____ Records for processing

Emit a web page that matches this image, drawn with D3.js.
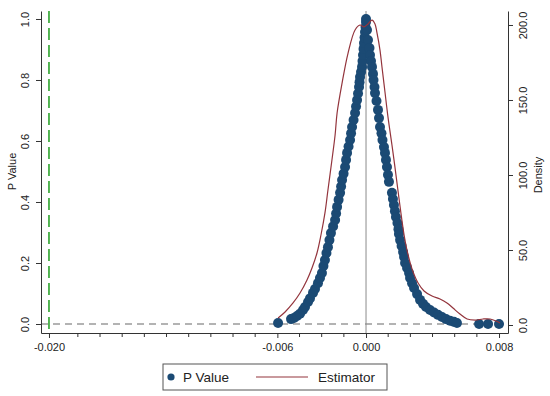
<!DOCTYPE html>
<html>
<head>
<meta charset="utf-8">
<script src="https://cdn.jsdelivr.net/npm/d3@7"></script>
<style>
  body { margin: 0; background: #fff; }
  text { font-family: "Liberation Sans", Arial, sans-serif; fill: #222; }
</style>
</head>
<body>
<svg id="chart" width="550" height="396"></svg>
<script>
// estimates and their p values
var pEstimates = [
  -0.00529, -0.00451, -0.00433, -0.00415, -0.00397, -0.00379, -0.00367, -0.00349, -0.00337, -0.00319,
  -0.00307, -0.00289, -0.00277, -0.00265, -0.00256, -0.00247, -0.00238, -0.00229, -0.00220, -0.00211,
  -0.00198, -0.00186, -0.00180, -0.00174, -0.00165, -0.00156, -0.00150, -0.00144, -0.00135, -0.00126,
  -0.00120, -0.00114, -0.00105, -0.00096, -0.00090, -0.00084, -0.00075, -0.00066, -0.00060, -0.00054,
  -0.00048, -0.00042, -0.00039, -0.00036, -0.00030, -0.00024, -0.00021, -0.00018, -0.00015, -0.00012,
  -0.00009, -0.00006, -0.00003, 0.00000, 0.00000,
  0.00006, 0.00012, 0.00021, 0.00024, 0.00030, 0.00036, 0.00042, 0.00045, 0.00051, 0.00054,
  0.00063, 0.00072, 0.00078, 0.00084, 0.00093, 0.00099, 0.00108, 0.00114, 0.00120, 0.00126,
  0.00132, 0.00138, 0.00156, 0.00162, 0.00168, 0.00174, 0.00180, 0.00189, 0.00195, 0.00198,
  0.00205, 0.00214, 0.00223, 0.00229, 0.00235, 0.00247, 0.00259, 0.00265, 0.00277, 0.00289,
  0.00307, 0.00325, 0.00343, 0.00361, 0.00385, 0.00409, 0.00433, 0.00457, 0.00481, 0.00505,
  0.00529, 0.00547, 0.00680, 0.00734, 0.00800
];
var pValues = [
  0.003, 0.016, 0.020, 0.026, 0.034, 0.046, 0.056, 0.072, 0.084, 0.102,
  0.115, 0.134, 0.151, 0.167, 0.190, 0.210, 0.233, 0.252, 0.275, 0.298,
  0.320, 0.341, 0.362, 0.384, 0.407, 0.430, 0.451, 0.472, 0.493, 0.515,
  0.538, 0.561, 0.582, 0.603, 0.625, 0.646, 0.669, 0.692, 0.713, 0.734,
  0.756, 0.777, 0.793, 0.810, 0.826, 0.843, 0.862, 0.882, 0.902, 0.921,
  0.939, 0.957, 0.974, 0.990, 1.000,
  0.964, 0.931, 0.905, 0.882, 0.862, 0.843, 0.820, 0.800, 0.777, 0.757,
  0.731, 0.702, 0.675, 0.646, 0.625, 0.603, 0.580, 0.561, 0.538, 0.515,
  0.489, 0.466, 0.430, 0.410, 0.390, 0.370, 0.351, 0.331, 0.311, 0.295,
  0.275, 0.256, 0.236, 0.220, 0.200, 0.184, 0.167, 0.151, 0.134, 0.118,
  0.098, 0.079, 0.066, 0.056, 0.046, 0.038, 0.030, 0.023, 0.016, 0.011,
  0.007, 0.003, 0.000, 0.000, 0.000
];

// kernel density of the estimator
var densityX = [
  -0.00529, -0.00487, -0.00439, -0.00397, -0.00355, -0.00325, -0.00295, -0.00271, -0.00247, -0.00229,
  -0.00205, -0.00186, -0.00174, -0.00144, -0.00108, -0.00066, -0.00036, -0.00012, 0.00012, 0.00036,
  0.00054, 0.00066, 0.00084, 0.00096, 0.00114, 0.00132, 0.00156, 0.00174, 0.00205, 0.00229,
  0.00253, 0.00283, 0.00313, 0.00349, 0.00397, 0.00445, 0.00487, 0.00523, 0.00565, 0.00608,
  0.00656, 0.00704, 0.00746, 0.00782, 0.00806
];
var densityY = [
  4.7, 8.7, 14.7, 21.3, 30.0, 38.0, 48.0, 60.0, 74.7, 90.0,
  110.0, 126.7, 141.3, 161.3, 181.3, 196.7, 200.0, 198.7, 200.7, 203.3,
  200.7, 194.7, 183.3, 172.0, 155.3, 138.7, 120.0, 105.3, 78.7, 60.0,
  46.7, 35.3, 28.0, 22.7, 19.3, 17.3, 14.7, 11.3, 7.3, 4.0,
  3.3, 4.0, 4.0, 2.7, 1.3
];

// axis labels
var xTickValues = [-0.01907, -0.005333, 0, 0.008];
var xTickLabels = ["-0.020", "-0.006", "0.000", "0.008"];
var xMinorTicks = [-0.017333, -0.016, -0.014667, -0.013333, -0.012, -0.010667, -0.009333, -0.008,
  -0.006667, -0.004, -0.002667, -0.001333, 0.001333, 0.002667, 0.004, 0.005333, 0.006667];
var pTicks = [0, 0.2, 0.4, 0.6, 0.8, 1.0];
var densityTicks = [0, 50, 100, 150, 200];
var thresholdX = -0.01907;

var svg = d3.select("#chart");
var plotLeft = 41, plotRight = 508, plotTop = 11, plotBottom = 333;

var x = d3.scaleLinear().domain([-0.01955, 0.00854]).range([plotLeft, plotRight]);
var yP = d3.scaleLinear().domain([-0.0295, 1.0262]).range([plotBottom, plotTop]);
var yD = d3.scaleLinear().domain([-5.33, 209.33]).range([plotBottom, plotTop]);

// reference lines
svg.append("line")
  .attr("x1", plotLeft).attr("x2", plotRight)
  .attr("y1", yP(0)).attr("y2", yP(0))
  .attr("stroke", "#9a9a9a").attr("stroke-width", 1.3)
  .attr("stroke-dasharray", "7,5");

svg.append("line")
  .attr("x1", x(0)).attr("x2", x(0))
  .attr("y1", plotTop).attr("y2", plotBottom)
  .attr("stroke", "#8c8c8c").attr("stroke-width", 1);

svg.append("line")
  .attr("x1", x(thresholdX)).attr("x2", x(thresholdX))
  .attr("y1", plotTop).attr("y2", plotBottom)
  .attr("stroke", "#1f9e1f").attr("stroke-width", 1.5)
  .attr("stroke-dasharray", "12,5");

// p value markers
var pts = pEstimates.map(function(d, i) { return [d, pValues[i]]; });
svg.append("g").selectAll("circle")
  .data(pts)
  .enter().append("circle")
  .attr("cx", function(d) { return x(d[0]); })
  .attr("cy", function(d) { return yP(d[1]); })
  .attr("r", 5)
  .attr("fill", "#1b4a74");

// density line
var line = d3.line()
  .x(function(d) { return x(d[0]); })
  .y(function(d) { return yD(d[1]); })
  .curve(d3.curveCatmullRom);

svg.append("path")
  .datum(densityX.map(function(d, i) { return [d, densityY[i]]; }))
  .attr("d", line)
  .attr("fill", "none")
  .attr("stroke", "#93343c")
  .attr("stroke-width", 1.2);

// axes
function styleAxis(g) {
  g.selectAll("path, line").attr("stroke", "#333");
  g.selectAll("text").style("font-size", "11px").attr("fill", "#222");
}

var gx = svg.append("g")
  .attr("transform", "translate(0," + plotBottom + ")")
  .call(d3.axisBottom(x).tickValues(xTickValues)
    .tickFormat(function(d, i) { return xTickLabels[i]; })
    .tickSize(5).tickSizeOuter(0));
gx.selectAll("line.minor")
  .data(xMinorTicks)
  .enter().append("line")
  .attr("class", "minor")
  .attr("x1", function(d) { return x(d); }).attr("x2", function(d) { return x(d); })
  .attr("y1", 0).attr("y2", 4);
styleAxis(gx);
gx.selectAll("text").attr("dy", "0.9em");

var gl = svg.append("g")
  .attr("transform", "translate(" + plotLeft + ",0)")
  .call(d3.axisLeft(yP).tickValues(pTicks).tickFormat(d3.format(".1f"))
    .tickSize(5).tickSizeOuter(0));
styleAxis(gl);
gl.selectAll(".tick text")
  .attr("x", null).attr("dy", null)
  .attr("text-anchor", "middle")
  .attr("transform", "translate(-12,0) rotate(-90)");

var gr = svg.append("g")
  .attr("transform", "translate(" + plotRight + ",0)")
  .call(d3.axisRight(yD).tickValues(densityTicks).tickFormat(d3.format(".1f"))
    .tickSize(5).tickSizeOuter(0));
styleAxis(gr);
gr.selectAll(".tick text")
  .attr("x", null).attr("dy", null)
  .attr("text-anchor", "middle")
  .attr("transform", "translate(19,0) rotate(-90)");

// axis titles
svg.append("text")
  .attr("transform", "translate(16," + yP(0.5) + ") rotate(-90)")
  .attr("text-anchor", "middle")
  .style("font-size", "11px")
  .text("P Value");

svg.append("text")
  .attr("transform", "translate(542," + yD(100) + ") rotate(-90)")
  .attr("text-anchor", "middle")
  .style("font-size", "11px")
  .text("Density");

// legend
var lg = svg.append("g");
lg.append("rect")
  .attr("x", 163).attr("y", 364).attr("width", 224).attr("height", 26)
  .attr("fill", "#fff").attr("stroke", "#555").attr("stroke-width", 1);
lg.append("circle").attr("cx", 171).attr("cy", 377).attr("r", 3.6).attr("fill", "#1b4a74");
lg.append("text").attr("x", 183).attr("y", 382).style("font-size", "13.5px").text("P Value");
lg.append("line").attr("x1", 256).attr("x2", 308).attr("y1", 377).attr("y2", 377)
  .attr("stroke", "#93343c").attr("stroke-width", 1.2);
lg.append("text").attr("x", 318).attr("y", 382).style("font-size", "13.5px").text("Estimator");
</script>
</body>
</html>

________
____ Records for processing

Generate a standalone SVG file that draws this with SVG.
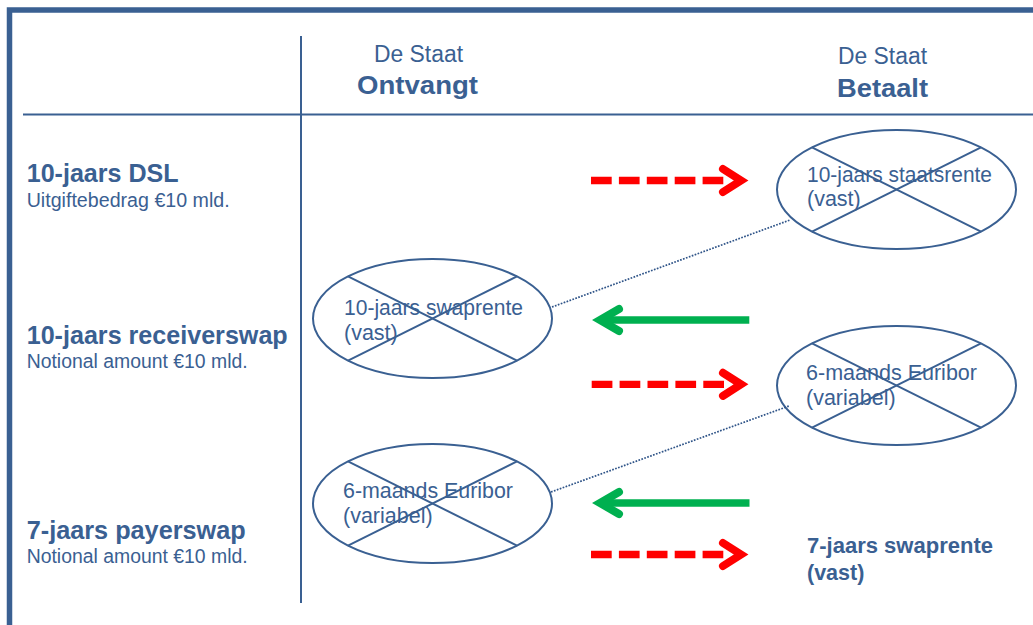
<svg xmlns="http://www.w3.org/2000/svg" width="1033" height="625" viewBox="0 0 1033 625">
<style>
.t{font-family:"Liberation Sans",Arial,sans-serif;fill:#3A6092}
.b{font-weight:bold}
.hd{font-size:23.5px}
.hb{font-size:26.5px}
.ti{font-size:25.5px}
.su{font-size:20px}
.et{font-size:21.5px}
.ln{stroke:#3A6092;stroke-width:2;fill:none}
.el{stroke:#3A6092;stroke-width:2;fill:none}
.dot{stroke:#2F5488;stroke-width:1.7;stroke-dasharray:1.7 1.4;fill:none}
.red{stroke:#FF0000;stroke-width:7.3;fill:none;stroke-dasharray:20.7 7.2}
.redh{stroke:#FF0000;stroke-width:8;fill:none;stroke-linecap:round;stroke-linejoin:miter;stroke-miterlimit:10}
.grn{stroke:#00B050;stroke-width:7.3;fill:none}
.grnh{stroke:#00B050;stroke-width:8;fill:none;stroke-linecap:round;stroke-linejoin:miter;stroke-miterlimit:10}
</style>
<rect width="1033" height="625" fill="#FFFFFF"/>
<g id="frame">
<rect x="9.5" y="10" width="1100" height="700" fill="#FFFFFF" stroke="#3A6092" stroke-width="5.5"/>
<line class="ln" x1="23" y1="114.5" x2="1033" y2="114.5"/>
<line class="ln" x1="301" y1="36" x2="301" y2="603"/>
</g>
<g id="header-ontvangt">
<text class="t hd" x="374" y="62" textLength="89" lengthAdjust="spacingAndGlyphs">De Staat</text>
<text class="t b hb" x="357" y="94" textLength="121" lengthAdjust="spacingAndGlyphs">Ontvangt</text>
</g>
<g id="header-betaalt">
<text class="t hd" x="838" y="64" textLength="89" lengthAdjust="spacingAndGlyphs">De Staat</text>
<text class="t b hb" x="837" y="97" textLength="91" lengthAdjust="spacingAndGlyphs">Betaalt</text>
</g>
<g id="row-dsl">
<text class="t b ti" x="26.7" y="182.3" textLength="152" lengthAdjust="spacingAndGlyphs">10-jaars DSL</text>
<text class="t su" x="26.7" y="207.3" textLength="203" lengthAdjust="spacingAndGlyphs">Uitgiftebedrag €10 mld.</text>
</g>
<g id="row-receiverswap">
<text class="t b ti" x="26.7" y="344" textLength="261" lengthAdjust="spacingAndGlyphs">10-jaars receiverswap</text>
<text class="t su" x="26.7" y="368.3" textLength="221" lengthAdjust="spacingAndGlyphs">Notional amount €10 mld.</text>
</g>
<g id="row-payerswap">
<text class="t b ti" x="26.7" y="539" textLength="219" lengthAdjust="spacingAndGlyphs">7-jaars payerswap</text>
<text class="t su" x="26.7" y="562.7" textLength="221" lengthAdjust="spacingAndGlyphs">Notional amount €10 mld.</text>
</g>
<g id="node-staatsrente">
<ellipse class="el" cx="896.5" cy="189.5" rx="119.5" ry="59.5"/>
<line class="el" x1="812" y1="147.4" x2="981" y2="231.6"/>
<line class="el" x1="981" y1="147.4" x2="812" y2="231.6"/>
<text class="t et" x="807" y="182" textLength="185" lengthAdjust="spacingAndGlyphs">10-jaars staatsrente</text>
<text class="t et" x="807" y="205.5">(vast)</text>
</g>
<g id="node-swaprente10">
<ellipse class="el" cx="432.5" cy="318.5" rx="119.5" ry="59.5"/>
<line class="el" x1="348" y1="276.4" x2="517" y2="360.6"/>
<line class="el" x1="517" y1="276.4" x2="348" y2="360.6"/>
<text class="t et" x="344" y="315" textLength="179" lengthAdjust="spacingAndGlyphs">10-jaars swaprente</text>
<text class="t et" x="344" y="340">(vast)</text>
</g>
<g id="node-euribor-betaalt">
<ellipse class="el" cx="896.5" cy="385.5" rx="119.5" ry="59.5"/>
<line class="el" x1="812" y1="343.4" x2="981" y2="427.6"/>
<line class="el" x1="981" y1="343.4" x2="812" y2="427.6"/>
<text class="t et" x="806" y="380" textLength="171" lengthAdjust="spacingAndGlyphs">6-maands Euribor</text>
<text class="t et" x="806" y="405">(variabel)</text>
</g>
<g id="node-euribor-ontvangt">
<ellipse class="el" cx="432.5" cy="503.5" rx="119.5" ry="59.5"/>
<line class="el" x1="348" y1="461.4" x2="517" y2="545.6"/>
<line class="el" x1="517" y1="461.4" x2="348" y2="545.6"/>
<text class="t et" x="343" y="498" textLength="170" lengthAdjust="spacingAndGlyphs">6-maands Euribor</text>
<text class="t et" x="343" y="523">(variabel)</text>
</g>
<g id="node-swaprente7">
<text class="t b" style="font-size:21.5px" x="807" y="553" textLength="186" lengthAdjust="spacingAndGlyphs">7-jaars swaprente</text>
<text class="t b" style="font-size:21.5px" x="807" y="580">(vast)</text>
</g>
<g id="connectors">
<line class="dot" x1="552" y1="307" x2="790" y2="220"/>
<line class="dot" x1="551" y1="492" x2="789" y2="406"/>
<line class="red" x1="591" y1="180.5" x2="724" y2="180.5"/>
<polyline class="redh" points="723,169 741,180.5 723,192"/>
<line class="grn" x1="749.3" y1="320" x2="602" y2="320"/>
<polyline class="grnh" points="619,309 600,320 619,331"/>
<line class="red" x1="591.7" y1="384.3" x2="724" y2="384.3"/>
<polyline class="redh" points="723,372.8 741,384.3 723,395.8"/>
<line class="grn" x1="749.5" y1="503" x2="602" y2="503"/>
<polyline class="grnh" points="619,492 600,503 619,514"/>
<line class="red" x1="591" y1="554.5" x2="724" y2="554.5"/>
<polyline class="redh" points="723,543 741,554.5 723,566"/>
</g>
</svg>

________
____ Records for processing

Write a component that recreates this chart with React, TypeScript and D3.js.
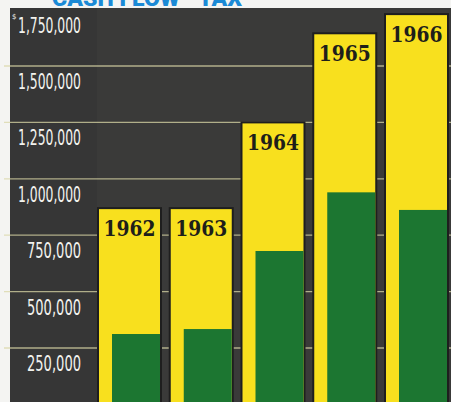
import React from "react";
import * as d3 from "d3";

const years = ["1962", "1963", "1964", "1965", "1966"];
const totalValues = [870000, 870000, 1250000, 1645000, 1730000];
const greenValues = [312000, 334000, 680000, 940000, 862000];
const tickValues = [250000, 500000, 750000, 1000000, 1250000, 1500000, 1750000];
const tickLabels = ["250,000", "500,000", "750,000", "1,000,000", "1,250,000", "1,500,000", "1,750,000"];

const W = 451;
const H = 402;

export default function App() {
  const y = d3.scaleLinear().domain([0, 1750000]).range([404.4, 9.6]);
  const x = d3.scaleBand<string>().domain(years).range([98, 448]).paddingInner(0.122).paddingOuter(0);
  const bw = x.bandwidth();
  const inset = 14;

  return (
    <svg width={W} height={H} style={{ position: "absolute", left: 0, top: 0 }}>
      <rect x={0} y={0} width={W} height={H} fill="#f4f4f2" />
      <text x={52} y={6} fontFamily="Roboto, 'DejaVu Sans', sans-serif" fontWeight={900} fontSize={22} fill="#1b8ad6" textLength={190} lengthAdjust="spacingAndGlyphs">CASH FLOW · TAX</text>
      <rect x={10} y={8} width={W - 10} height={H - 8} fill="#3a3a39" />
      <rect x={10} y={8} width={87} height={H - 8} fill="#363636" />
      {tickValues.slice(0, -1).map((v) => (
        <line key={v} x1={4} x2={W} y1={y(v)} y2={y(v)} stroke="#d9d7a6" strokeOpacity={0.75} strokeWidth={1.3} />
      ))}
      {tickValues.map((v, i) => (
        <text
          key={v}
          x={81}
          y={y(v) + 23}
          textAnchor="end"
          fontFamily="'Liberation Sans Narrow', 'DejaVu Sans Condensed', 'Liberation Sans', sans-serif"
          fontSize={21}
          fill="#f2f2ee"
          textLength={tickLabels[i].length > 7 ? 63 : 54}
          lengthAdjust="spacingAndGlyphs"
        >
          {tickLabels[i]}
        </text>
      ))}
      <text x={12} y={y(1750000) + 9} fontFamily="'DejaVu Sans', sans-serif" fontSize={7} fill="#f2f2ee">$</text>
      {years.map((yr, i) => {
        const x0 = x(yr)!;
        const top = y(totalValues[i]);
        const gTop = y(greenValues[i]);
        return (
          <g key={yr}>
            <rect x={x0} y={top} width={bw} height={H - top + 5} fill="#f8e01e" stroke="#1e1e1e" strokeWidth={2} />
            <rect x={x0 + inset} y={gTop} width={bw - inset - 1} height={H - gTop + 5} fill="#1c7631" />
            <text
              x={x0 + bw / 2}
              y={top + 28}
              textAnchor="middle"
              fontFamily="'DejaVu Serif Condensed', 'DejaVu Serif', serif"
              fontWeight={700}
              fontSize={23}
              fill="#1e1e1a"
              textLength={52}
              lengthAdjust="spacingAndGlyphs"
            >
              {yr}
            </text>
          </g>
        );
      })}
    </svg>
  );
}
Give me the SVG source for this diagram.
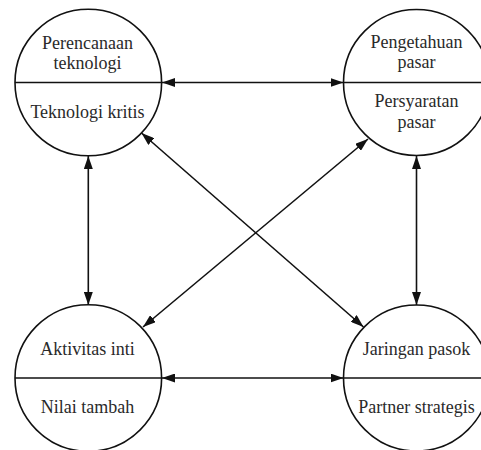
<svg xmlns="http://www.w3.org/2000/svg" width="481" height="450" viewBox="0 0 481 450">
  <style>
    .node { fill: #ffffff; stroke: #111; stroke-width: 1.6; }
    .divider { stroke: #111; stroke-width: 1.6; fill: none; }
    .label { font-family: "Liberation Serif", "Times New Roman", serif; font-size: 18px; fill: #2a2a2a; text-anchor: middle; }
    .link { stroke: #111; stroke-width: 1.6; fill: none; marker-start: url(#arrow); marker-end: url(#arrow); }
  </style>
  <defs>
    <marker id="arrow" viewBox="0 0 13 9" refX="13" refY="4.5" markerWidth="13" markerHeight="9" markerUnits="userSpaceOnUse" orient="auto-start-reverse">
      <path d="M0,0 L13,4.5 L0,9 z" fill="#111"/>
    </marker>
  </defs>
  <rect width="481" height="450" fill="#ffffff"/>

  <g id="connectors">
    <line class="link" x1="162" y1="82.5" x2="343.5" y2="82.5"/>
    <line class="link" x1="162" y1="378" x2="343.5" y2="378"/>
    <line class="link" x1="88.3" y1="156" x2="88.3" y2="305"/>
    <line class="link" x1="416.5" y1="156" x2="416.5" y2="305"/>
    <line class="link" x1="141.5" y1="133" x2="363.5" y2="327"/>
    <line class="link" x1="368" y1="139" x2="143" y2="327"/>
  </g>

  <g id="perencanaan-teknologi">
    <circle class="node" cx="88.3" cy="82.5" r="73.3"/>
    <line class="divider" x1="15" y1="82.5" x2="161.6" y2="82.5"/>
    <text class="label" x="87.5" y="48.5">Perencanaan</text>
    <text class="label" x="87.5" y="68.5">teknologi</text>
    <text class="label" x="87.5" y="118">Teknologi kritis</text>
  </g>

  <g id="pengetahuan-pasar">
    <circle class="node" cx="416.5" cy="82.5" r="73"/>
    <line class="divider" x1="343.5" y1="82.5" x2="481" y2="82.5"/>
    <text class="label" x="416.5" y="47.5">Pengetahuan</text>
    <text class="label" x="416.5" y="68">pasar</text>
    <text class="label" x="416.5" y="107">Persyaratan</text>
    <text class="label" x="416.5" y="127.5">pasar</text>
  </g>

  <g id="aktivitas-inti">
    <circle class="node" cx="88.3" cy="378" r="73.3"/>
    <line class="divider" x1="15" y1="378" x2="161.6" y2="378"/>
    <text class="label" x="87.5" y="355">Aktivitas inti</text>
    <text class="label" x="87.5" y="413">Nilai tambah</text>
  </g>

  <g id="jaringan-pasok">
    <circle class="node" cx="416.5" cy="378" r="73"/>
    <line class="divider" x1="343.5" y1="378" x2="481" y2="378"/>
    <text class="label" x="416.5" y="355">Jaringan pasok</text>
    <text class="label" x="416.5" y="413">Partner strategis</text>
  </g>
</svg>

________

→ Task instructions
Look through the listing and extract every line with "that" in it.

→ Solved exercise
Emit a web page that matches this image, drawn with D3.js.
Generate a standalone SVG file that draws this with SVG.
Write a component that recreates this chart with React, TypeScript and D3.js.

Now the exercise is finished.